Sometimes an image captures a theological truth better than words.

This past weekend, my wife and I made a visit to St. John’s Abbey in Collegeville, Minnesota. One purpose was to view the St. John’s Bible. This is a contemporary illuminated manuscript production of the Scriptures. It has been created in the tradition of and in tribute to the many illuminated manuscripts of the Bible that were produced in monastic scriptoria during the Middle Ages. It is the first such Benedictine-commissioned manuscript Bible in the last 500 years.

The Bible is written on vellum skins in an elegant, but very readable contemporary calligraphic script. Scattered throughout the pages are magnificent illuminations of the text. Some are small graceful decorations of the text. Others are small vignettes that relate to the text. Still others are full-page paintings.

One of those full-page paintings stunned me. It is a rendition of the crucifixion that is positioned opposite to Luke 23, which recounts the story in words. (I am sorry I can’t run a picture of it on my blog. I could not find any digital images of the page I could use that did not have copyright restrictions. But if you wish to see the page, I suggest you click on the posting for Good Friday, March 25, 2013, on the blog A Monk’s Chronicle. There you will find an image that you can click on to enlarge.)

The illumination pictures Jesus’ crucifixion. The body of Jesus is a bit indistinct, but you can still discern it. What strikes me about this image is the explosion of glorious light that emanates from this cross. The light is conveyed through gold leaf on the page. The glowing light seems not only to envelop the body of Jesus, but also to be expanding out from that body like an exploding supernova.

Often we see the crucifixion depicted in all its blood-and-guts violence and realism. No one has matched that vision quite like another favorite image of mine, the image of the crucifixion in Matthias Grünewald’s Isenheim altarpiece. But in the St. John’s image, the crucifixion is all light and glory, even though on the edge of the image the darkness seems to be trying to stab into the light with deadly dagger thrusts.

What stunned me about the St. John’s image is that it captures a recurrent theme in the Gospel of John. This is the theme that the crucifixion is the moment when Jesus is glorified. A couple of quotations from John illustrate that theme as the gospel recounts the final days before the crucifixion:

John 12:23

[Speaking of his upcoming death], Jesus answered them, “The hour has come for the Son of Man to be glorified.

John 17:1

[In the context of the Last Supper], After Jesus had spoken these words, he looked up to heaven and said, “Father, the hour has come; glorify your Son so that the Son may glorify you….

So strong is this theme in John’s Gospel that scholars call the second portion of his gospel (John 13-21) the Book of Glory.

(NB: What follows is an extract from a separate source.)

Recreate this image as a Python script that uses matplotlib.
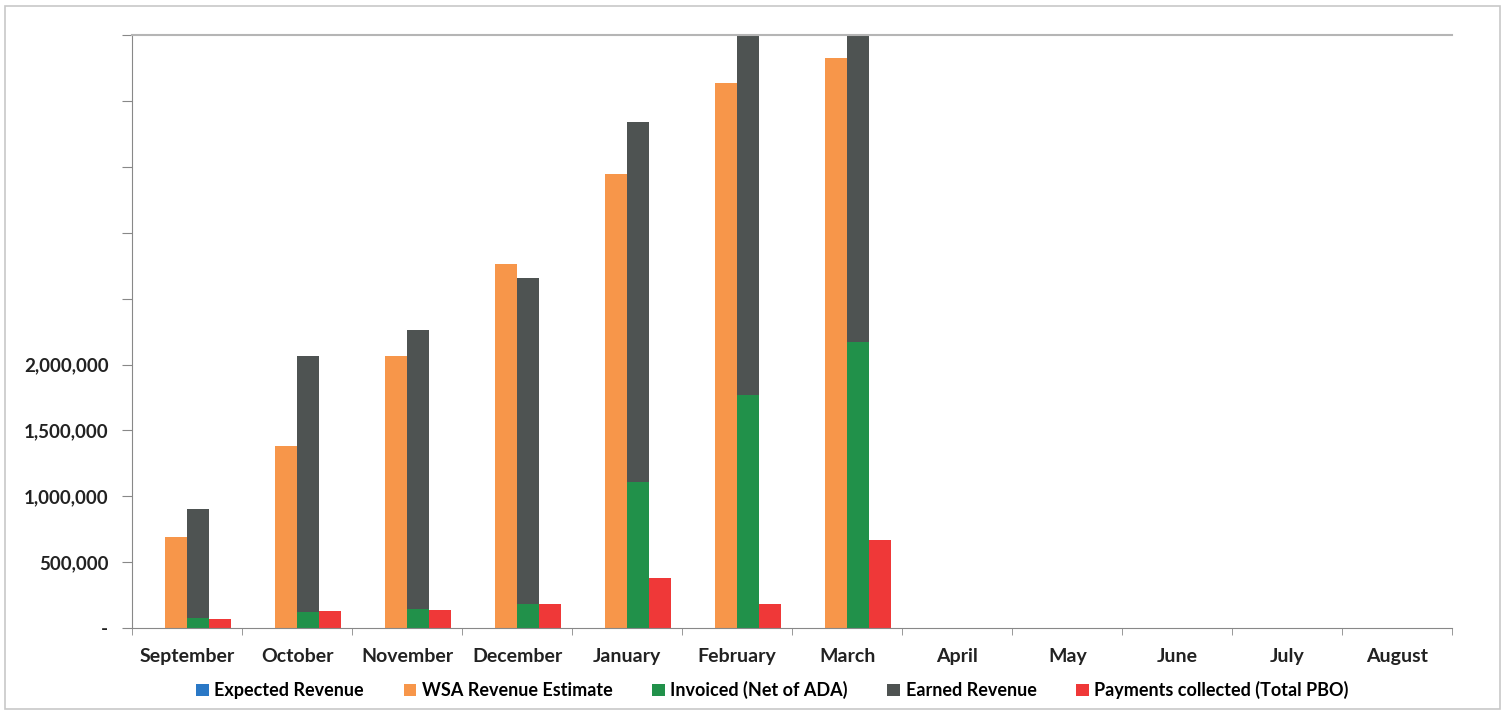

I have always had a hard time grasping how John could see the ugly crucifixion as the moment of Jesus’ glorification, and, for that matter, of God’s glorification. Were not the resurrection and the ascension really the moments of glorification? The crucifixion has seemed to me to be the moment of greatest degradation.

I could never understand this viewpoint of John’s Gospel until I saw this image in the St. John’s Bible. Here is the glory of Jesus shining brightly in the very moment of the crucifixion. The glory is there, but is veiled to our uncleansed eyes. For it is at this moment that the love of God for humanity and for all creation reaches its moment of greatest depth. The love of God is the glory of God, and that love reaches its ultimate expression in the death on the cross.

Christianity has a long history of iconoclasm where the word is exalted as far superior to the image in conveying theological truth. It has provoked moments of tragic destruction of Christian visual art. In the Protestant churches where I grew up it was especially strong.

But it is a false dichotomy. Sometimes images convey a spiritual insight far better than do words. That certainly happened for me as I viewed this image of the crucifixion from the St. John’s Bible. The image was a divine revelation. For that I am deeply grateful to the artist, Donald Jackson.